When discussing oil price forecasts, it’s essential to differentiate between Brent and WTI. Brent crude, primarily produced in the North Sea, is a pricing benchmark for markets across Europe, the Middle East, and Africa. On the other hand, WTI (West Texas Intermediate) is a mix of oils sourced in the United States, representing the American oil market. Both benchmarks are referenced in barrels, with price fluctuations influenced by supply, demand, and geopolitical factors.

Key oil price forecasts for 2025 from major institutions

Financial institutions have issued their oil price forecasts, factoring in complex geopolitical and economic conditions. Here are some of the latest insights:

  • Goldman Sachs: Initially forecasting Brent oil prices around $95 per barrel for 2024, Goldman Sachs revised its 2025 forecast downward to an average of $76 per barrel. The recent Israel-Iran tensions haven’t impacted oil prices as expected, leading Goldman to believe these geopolitical factors may not significantly affect 2025 prices.
  • JP Morgan: The bank’s outlook is slightly more bearish. It predicts a Brent price of around $75 per barrel at the start of 2025, decreasing to approximately $60 by year-end. This forecast assumes no major geopolitical shocks and a moderate global demand environment.
  • Bank of America (BoA): BoA projects Brent prices to remain stable in the second half of 2024, settling around $75 per barrel, with WTI expected to hold steady at $71. BoA’s conservative forecast considers increased output from non-OPEC countries, such as Canada, Brazil, and Argentina, which could add downward pressure to prices.
  • Citi: Citi predicts a decline in oil prices in 2025, with an average price target of $60 per barrel. The bank attributes this forecast to Trump’s re-election and the potential for new tariffs, which may prompt OPEC+ producers to ease production restrictions, thereby increasing supply and lowering prices.

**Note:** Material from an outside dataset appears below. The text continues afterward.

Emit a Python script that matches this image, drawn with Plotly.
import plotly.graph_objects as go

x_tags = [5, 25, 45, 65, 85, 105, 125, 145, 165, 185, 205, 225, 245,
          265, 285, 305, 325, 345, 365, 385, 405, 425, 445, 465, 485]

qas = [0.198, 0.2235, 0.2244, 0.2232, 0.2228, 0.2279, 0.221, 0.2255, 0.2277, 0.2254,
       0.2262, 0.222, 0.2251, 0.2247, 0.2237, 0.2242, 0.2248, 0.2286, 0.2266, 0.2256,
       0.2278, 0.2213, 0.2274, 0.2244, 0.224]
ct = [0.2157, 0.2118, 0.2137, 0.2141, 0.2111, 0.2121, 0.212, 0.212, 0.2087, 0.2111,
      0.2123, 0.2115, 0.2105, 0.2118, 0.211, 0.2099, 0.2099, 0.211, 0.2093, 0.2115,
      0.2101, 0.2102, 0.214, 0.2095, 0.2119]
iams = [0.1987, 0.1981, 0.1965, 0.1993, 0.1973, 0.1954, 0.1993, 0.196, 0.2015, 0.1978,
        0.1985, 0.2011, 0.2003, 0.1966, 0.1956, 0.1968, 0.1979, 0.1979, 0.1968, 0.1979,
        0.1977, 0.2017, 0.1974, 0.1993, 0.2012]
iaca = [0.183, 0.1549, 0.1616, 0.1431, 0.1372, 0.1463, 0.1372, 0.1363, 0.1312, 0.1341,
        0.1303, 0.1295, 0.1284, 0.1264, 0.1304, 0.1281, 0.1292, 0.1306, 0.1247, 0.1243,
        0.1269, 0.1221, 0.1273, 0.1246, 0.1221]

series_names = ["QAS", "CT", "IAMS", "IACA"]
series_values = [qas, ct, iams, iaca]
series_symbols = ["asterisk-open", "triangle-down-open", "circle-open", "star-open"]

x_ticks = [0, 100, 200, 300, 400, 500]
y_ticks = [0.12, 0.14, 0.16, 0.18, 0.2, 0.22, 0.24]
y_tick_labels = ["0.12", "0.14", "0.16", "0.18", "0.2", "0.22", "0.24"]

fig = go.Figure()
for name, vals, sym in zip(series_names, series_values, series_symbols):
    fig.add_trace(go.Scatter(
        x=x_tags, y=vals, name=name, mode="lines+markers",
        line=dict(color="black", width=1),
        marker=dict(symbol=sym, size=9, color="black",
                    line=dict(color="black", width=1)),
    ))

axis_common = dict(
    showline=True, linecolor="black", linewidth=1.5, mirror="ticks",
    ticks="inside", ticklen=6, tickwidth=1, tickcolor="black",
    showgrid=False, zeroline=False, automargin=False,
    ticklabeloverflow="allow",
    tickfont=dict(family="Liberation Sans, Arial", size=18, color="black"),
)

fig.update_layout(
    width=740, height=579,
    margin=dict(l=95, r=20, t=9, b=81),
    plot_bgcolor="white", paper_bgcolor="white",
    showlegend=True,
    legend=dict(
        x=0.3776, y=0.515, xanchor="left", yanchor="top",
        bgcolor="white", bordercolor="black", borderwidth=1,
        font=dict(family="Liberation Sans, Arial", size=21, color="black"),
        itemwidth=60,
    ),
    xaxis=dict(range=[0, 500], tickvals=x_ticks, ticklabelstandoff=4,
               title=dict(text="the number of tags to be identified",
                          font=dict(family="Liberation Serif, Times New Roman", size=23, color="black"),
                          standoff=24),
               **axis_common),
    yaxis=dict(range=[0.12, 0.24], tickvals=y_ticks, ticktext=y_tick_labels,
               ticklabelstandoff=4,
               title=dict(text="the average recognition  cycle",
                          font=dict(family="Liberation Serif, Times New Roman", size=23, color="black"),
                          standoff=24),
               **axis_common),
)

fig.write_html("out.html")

Key drivers shaping the oil price forecast for 2025

The following factors are expected to influence oil prices in 2025 significantly:

  1. OPEC+ production policy
    OPEC+’s continued production cuts are a critical stabilising factor for oil prices. However, OPEC+ may adapt its approach to global demand changes or market pressures, which could alter the price trajectory 2025.
  2. Geopolitical tensions in the Middle East
    Ongoing conflicts, particularly in the Middle East, create supply risks that could lead to price volatility. An escalation in the Israel-Iran conflict or potential disruptions in energy infrastructure could push prices higher.
  3. U.S. foreign policy under Trump
    With Donald Trump’s re-election, potential shifts in U.S. foreign policy towards OPEC+ and Iran may impact global oil supply. Trade tariffs or increased domestic production could alter the global supply-demand balance and affect prices.
  4. Increased Non-OPEC oil supply
    Oil production from countries outside of OPEC, such as Canada, Brazil, and Argentina, is expected to grow. This could place downward pressure on prices, particularly if OPEC+ continues its current production cut strategy.

Conclusion: what’s ahead for oil prices in 2025?

In summary, the 2025 oil price forecast suggests a potential decline, with most financial institutions projecting Brent and WTI prices between $60 and $75 per barrel. The market remains sensitive to geopolitical shifts, production policies, and global economic conditions. As OPEC+ and major oil producers navigate these dynamics, oil prices are expected to reflect a balance between stabilisation efforts and increased supply.